I share that story to make this personal: I need that attitude. I need it with those in my neighborhood who look different than I or parent differently or work different kinds of jobs; I need it with the wealthy moms at my kids’ private school; I need it with the members of my own household.
But I need it, too, with those whose lives or perspectives seem so different as to be polar opposite mine.
butterflyI work with an organization that reaches out to women involved in the adult entertainment industry. Some of these women have been trafficked, but not all. The leader of our organization is adamant that we don’t make a distinction. Here’s her point: We know—through both statistics and stories—that the vast majority of the women we reach out to have really good reasons for doing what they do. When we look at their backgrounds, we think, “Yes, I can see why this looks like a viable option to them—or their only option.”

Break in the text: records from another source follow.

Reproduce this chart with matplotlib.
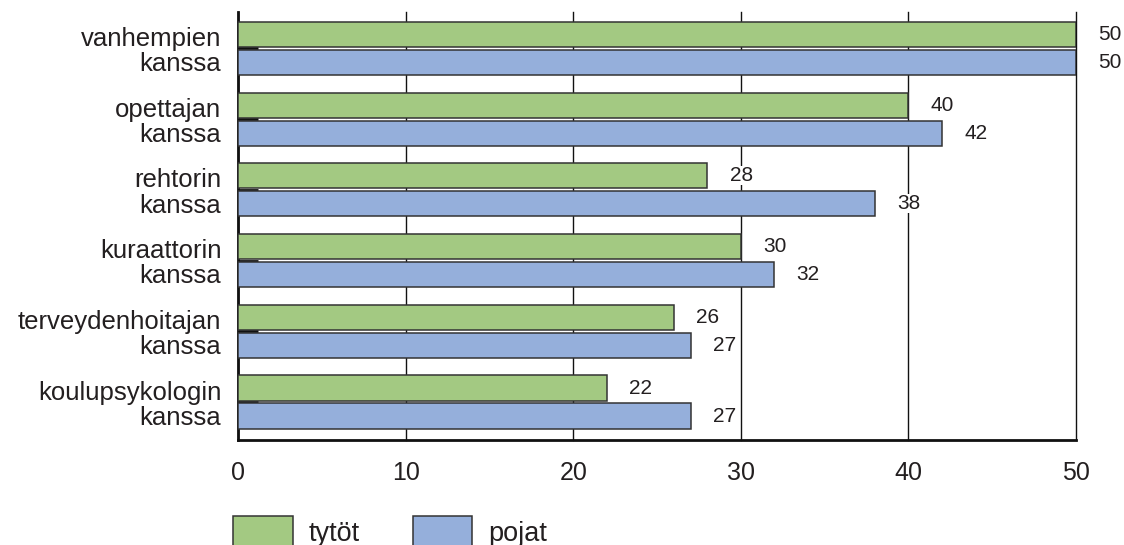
import numpy as np
import matplotlib
matplotlib.use('Agg')
import matplotlib.pyplot as plt

plt.rcParams['font.family'] = ['Liberation Sans', 'DejaVu Sans']

# Data
categories = ['vanhempien\nkanssa', 'opettajan\nkanssa', 'rehtorin\nkanssa',
              'kuraattorin\nkanssa', 'terveydenhoitajan\nkanssa', 'koulupsykologin\nkanssa']
tytot = [50, 40, 28, 30, 26, 22]
pojat = [50, 42, 38, 32, 27, 27]
xticks = [0, 10, 20, 30, 40, 50]

green = '#A3C982'
blue = '#95AFDB'
edge = '#333333'
txt = '#231f20'

fig = plt.figure(figsize=(11.24, 5.45), dpi=100)
ax = fig.add_axes([238 / 1124, 1 - 440 / 545, (1076 - 238) / 1124, (440 - 12) / 545])

pos = np.arange(len(categories))
h = 0.355
off = 0.198

ax.barh(pos - off, tytot, height=h, color=green, edgecolor=edge, linewidth=1.1,
        label='tytöt', zorder=3)
ax.barh(pos + off, pojat, height=h, color=blue, edgecolor=edge, linewidth=1.1,
        label='pojat', zorder=3)

# value labels
for y, v in zip(pos - off, tytot):
    ax.annotate(str(v), (v, y), xytext=(16, 0), textcoords='offset points',
                ha='left', va='center', fontsize=15, color=txt, zorder=4,
                bbox=dict(facecolor='white', edgecolor='none', pad=0))
for y, v in zip(pos + off, pojat):
    ax.annotate(str(v), (v, y), xytext=(16, 0), textcoords='offset points',
                ha='left', va='center', fontsize=15, color=txt, zorder=4,
                bbox=dict(facecolor='white', edgecolor='none', pad=0))

ax.set_xlim(0, 50)
ax.set_ylim(5.537, -0.516)

ax.set_xticks(xticks)
ax.set_xticklabels([str(t) for t in xticks], fontsize=18, color=txt)
ax.tick_params(axis='x', length=0, pad=15)

ax.set_yticks(pos)
ax.set_yticklabels(categories, fontsize=18.5, color=txt, linespacing=1.07)
ax.tick_params(axis='y', direction='in', length=14.4, width=2, color='#111111', pad=12)

ax.grid(axis='x', color='#111111', linewidth=1.0, zorder=0)
ax.set_axisbelow(True)
for gl in ax.get_xgridlines():
    gl.set_clip_on(False)

for s in ['top', 'right']:
    ax.spines[s].set_visible(False)
for s in ['left', 'bottom']:
    ax.spines[s].set_linewidth(2)
    ax.spines[s].set_color('#111111')

fig.legend(loc='upper left', bbox_to_anchor=(233 / 1124, 1 - 516 / 545), ncol=2,
           frameon=False, fontsize=19.5, borderpad=0, borderaxespad=0,
           handlelength=2.2, handleheight=1.4, handletextpad=0.6,
           columnspacing=1.95, labelcolor=txt)

fig.savefig('out.png', dpi=100)
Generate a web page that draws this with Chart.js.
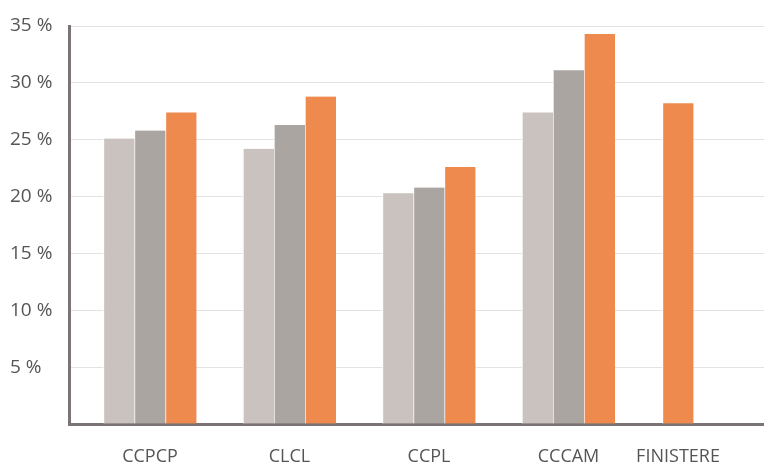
<!DOCTYPE html>
<html>
<head>
<meta charset="utf-8">
<script src="https://cdn.jsdelivr.net/npm/chart.js@4/dist/chart.umd.min.js"></script>
<style>
  html, body { margin: 0; padding: 0; background: #ffffff; }
  #wrap { width: 764px; height: 464px; }
</style>
</head>
<body>
<div id="wrap"><canvas id="chart" width="764" height="464"></canvas></div>
<script>
// Categories along the horizontal axis
const categories = ['CCPCP', 'CLCL', 'CCPL', 'CCCAM', 'FINISTERE'];

// Share (%) for each of the three series; FINISTERE only has the last one
const seriesA = [25.1, 24.2, 20.3, 27.4, null];
const seriesB = [25.8, 26.3, 20.8, 31.1, null];
const seriesC = [27.4, 28.8, 22.6, 34.3, 28.2];

// Value-axis ticks (percent)
const yTicks = [0, 5, 10, 15, 20, 25, 30, 35];

// Where each category sits on the (linear) category axis
const slots = [0, 1, 2, 3, 3.785];

const toPoints = vals => vals.map((v, i) => ({ x: slots[i], y: v }));

const barStyle = {
  barThickness: 31,
  borderWidth: { left: 1, top: 0, right: 0, bottom: 0 },
  borderColor: '#ffffff',
  borderSkipped: false,
  skipNull: true
};

const axisColor = '#7a7574';
const textColor = '#555555';

new Chart(document.getElementById('chart'), {
  type: 'bar',
  data: {
    datasets: [
      Object.assign({ data: toPoints(seriesA), backgroundColor: '#cac2be' }, barStyle),
      Object.assign({ data: toPoints(seriesB), backgroundColor: '#aba5a1' }, barStyle),
      Object.assign({ data: toPoints(seriesC), backgroundColor: '#ee8a4e' }, barStyle)
    ]
  },
  options: {
    responsive: false,
    animation: false,
    layout: { padding: { left: 10, right: 0, top: 26, bottom: 0 } },
    plugins: { legend: { display: false }, tooltip: { enabled: false } },
    scales: {
      x: {
        type: 'linear',
        min: -0.5806,
        max: 4.4014,
        offset: false,
        grid: { display: false, drawTicks: false },
        border: { display: true, color: axisColor, width: 3 },
        afterBuildTicks: scale => { scale.ticks = slots.map(v => ({ value: v })); },
        afterFit: scale => { scale.height = 40; },
        ticks: {
          autoSkip: false,
          maxRotation: 0,
          padding: 22,
          color: textColor,
          font: { family: 'Open Sans', size: 18 },
          callback: value => categories[slots.indexOf(value)]
        }
      },
      y: {
        min: 0,
        max: 35,
        z: 1,
        grid: {
          drawTicks: false,
          color: ctx => (ctx.tick && ctx.tick.value === 0) ? 'rgba(0,0,0,0)' : 'rgba(0,0,0,0.11)',
          lineWidth: 1
        },
        border: { display: true, color: axisColor, width: 3 },
        afterBuildTicks: scale => { scale.ticks = yTicks.map(v => ({ value: v })); },
        afterFit: scale => { scale.width = 59; },
        ticks: {
          crossAlign: 'far',
          color: textColor,
          font: { family: 'Open Sans', size: 19 },
          callback: value => value === 0 ? '' : value + ' %'
        }
      }
    }
  }
});
</script>
</body>
</html>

But what if that’s not the issue? What if a woman is simply involved in adult entertainment because she makes more at it than she would at another job? Does that mean I’m allowed to say, “That’s some messed-up, sinful thinking!” and write that woman off?
I don’t think so. In fact, I’m beginning to see that it’s not my right to know why a woman is in the life; it’s her decision to tell me or not, and if she does, it’s not my business to form any sort of judgment based on what she tells me. I can’t even say, “But for the grace of God, that could be me” because that still sets me apart. It makes me different. It implies they didn’t receive grace; that there was some reason I “got grace” and they didn’t. It sets up and subtly reinforces a difference between us.
I need to see and know—deep, deep down—that woman is just like me in all the ways that really matter. I’m human; she’s human. I’m broken and bent by sin; so is she. I need a Savior; she does, too.
When I talk and text with women who are in a life that looks so very different from mine, this is what I want to remember. This is what I want them to know: you and me, we’re alike in all the ways that matter.
I’ve found it interesting that the more I work with the issue of adult entertainment, the less inclined I am to write about it. Every statistic, every story, every generalization is becoming more personal for me. The women our team members talk with, text with, hang out with, pray with, eat with—they’re not statistics; they’re women.
I rarely write in-depth about my family members on this blog, and when I do, I generally don’t use their names. I don’t want them to become an example or a generalization or even simply a character. I want to protect them; I want to maintain their dignity. I want them to own the rights to their own stories.
That’s how I’m beginning to feel—and not just think—about the women I meet who are in the industry. I need to maintain their dignity as people, and they need to tell their own stories.
I’m winding through several points in this blog post to get to a final one: though I don’t write much here on the impact of the adult entertainment industry on women and on our culture or on the issue of racial reconciliation (one that is very personal for my family), that doesn’t mean I don’t care passionately about them. I’ve felt convicted of late that I don’t share this passion enough through my blog. So, even though right now I don’t plan to do more personal writing on these issues, I would like each week or so to share something I’ve encountered about these and/or other issues. The perspectives of the authors/speakers may be very different than mine or yours, but I am praying that as we read and listen, we will be able to let go of our fears of “different”; that we will empathize and step into the shoes of others; that we will be drawn into greater understanding, greater unity, and greater love.